El joven gobernador salteño, que se preparaba para competir contra Macri en
las presidenciales de 2019 y para liderar la renovación peronista, perdió por
nueve puntos en su provincia. La diferencia es grande, aunque él asegura que ese
fracaso no lo amedrentará. La pregunta que nadie responde es una sola:
¿perdonará el peronismo una derrota? Nunca lo ha hecho hasta ahora, pero es
cierto también que nunca antes estuvo tan carenciado de liderazgo político. Esas
son las cosas que le permitirán a Cristina decir que, entre tantos peronistas
vencidos, ella es la que tuvo más cantidad de votos.
Pero hay que mirarla también desde otro mirador: el judicial. Cristina Kirchner
está más cerca de la cárcel que del Senado. En los próximos días, Julio De Vido,
que fue el ministro que administró la mayor cantidad de dinero del presupuesto
durante los 12 años kirchneristas, acomodará sus huesos en una celda. Después de
él, ya sólo está Cristina en la culpa del masivo robo de dinero del Estado. Ella
tiene, además, otras causas, tal vez peores: la denuncia del fiscal muerto
Alberto Nisman por el acuerdo con Irán. O el lavado de dinero en sus hoteles y
edificios con la complicidad de Lázaro Báez y Cristóbal López. En esos
expedientes están ella y su familia. Nadie más. Ningún ex funcionario. El lavado
de dinero es un delito autónomo. No es necesario probar el origen espurio del
dinero para que el lavado sea un delito. Lo es con su sola consumación. Los
jueces, sobre todo los federales, son eficaces lectores de los mensajes
políticos y sociales. Han percibido las lecciones que dejaron ayer las urnas. La
ruina política de Cristina sólo ha comenzado.

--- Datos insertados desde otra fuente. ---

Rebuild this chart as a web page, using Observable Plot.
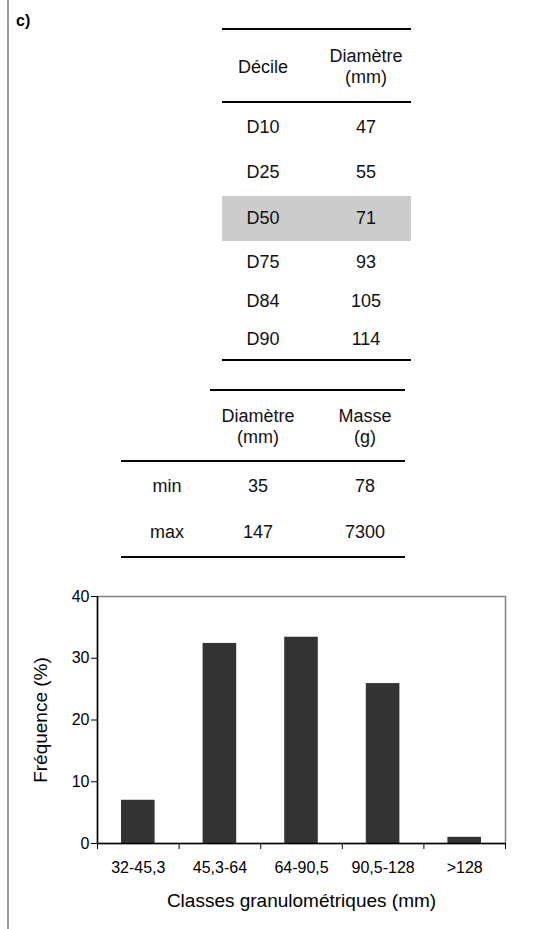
<!DOCTYPE html>
<html>
<head>
<meta charset="utf-8">
<script src="https://cdn.jsdelivr.net/npm/d3@7"></script>
<script src="https://cdn.jsdelivr.net/npm/@observablehq/plot@0.6"></script>
<style>
  html, body { margin: 0; padding: 0; background: #fff; }
  body { font-family: Arial, "Liberation Sans", sans-serif; color: #000; }
  #page { position: relative; width: 550px; height: 929px; overflow: hidden; }
  #vline { position: absolute; left: 7px; top: 0; width: 2px; height: 929px; background: #9a9a9a; }
  #tag { position: absolute; left: 16px; top: 12px; font-size: 16px; font-weight: bold; }
  .hl { position: absolute; height: 2px; background: #000; }
  .cell { position: absolute; font-size: 18px; text-align: center; line-height: 21px; transform: translate(-50%, -50%); white-space: nowrap; color: #111; }
  .band { position: absolute; background: #cccccc; }
  #chart { position: absolute; left: 0; top: 580px; }
</style>
</head>
<body>
<div id="page">
  <div id="vline"></div>
  <div id="tag">c)</div>
  <div id="chart"></div>
</div>
<script>
// ---- data ----
const decileHeader = ["Décile", "Diamètre\n(mm)"];
const deciles = ["D10", "D25", "D50", "D75", "D84", "D90"];
const decileDiam = [47, 55, 71, 93, 105, 114];
const highlighted = "D50";

const statHeader = ["Diamètre\n(mm)", "Masse\n(g)"];
const statLabels = ["min", "max"];
const statDiam = [35, 147];
const statMasse = [78, 7300];

const classes = ["32-45,3", "45,3-64", "64-90,5", "90,5-128", ">128"];
const freq = [7.0, 32.4, 33.4, 25.9, 1.0];
const yTicks = [0, 10, 20, 30, 40];
const xLabel = "Classes granulométriques (mm)";
const yLabel = "Fréquence (%)";

// ---- tables (HTML layout) ----
const page = document.getElementById("page");
function hline(x1, x2, y) {
  const d = document.createElement("div");
  d.className = "hl";
  d.style.left = x1 + "px"; d.style.width = (x2 - x1) + "px"; d.style.top = (y - 1) + "px";
  page.appendChild(d);
}
function cell(text, cx, cy) {
  const d = document.createElement("div");
  d.className = "cell";
  d.style.left = cx + "px"; d.style.top = cy + "px";
  d.innerHTML = String(text).split("\n").join("<br>");
  page.appendChild(d);
}
function band(x1, x2, y1, y2) {
  const d = document.createElement("div");
  d.className = "band";
  d.style.left = x1 + "px"; d.style.width = (x2 - x1) + "px";
  d.style.top = y1 + "px"; d.style.height = (y2 - y1) + "px";
  page.appendChild(d);
}

// table 1
const t1 = {x1: 222, x2: 411, colX: [263, 366], top: 29, headLine: 102, rowY: [127, 172, 218, 262, 301, 339], bottom: 360};
hline(t1.x1, t1.x2, t1.top);
decileHeader.forEach((h, i) => cell(h, t1.colX[i], (t1.top + t1.headLine) / 2 + 1));
hline(t1.x1, t1.x2, t1.headLine);
deciles.forEach((d, i) => {
  if (d === highlighted) band(t1.x1, t1.x2, t1.rowY[i] - 22, t1.rowY[i] + 23);
  cell(d, t1.colX[0], t1.rowY[i]);
  cell(decileDiam[i], t1.colX[1], t1.rowY[i]);
});
hline(t1.x1, t1.x2, t1.bottom);

// table 2
const t2 = {x1: 121, xh: 210, x2: 405, colX: [167, 258, 365], top: 390, headLine: 461, rowY: [486, 532], bottom: 557};
hline(t2.xh, t2.x2, t2.top);
statHeader.forEach((h, i) => cell(h, t2.colX[i + 1], (t2.top + t2.headLine) / 2 + 1));
hline(t2.x1, t2.x2, t2.headLine);
statLabels.forEach((s, i) => {
  cell(s, t2.colX[0], t2.rowY[i]);
  cell(statDiam[i], t2.colX[1], t2.rowY[i]);
  cell(statMasse[i], t2.colX[2], t2.rowY[i]);
});
hline(t2.x1, t2.x2, t2.bottom);

// ---- bar chart (Observable Plot) ----
const rows = classes.map((c, i) => ({cls: c, i, f: freq[i]}));
const chart = Plot.plot({
  width: 550,
  height: 345,
  marginTop: 16,
  marginLeft: 97,
  marginRight: 45,
  marginBottom: 82,
  style: {fontFamily: "Arial, 'Liberation Sans', sans-serif", fontSize: "16px", color: "#000", background: "transparent"},
  x: {domain: [0, classes.length]},
  y: {domain: [0, 40]},
  marks: [
    Plot.frame({stroke: "#808080", strokeWidth: 1.5}),
    Plot.rectY(rows, {x1: d => d.i, x2: d => d.i + 1, y1: 0, y2: "f", fill: "#333333", insetLeft: 24, insetRight: 24}),
    Plot.ruleX([0], {stroke: "#000", strokeWidth: 1.5}),
    Plot.ruleY([0], {stroke: "#000", strokeWidth: 1.5}),
    Plot.axisY({ticks: yTicks, tickSize: 6, tickPadding: 2, label: yLabel, labelAnchor: "center", labelArrow: "none", labelOffset: 64}),
    Plot.axisX({ticks: d3.range(0, classes.length + 1), tickSize: 6, tickFormat: () => "", label: null}),
    Plot.axisX({ticks: classes.map((c, i) => i + 0.5), tickSize: 0, tickPadding: 18, tickFormat: v => classes[Math.floor(v)], label: xLabel, labelAnchor: "center", labelArrow: "none", labelOffset: 63})
  ]
});
document.getElementById("chart").appendChild(chart);
// font sizes of axis texts
chart.querySelectorAll("g[aria-label='y-axis tick label'], g[aria-label='x-axis tick label']").forEach(g => g.setAttribute("font-size", "16px"));
chart.querySelectorAll("g[aria-label='y-axis label'], g[aria-label='x-axis label']").forEach(g => g.setAttribute("font-size", "19px"));
</script>
</body>
</html>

La tragedia judicial del kirchnerismo (y de Cristina en especial) tuvo ayer un correlato casi irónico. La dirigente que más denunció por corrupción a esa fracción política durante sus años de esplendor, Elisa Carrió, hizo la elección más notable que se haya registrado en la Capital. En ninguna elección legislativa anterior un candidato había cosechado el 51 por ciento de los votos. Uno de cada dos porteños votó por Carrió. Es la misma dirigente que sacó apenas el 1,8 por ciento de los votos nacionales en las presidenciales de 2011. La votación de ayer conlleva de alguna manera una autocrítica social.
La sociedad reforzó el liderazgo de Macri como presidente y su condición de jefe político de una coalición novedosa. Los problemas no han desaparecido. La solución de ellos requiere de más protagonistas que el oficialismo. El oficialismo tuvo más votos que legisladores. Será la primera minoría del Congreso, pero minoría al fin. El proyecto de un amplio e "histórico" acuerdo político no debería esfumarse. Macri encontrará al peronismo y a los sindicatos más dispuestos a acordar que a confrontar. No hay nada que el peronismo respete más que el poder electoral. Y Macri le ha demostrado que es un líder capaz de arrasar en elecciones nacionales y hasta compitiendo con la dirigente más carismática del peronismo, Cristina.
El Presidente se aferró ayer al poder real y concreto, como no lo pudo hacer hasta ahora. Pero nada indica todavía que haya podido deshilvanar al poder oscuro que cada tanto lo acorrala. Es un poder formado por las viejas cloacas de los servicios de inteligencia, por los policías corruptos, por la política embustera y por el narcotráfico que penetró en el Estado y en la política. Terminar con ese Estado dentro del Estado, y fuera de él, es ahora el trazo de historia que al Presidente le falta escribir.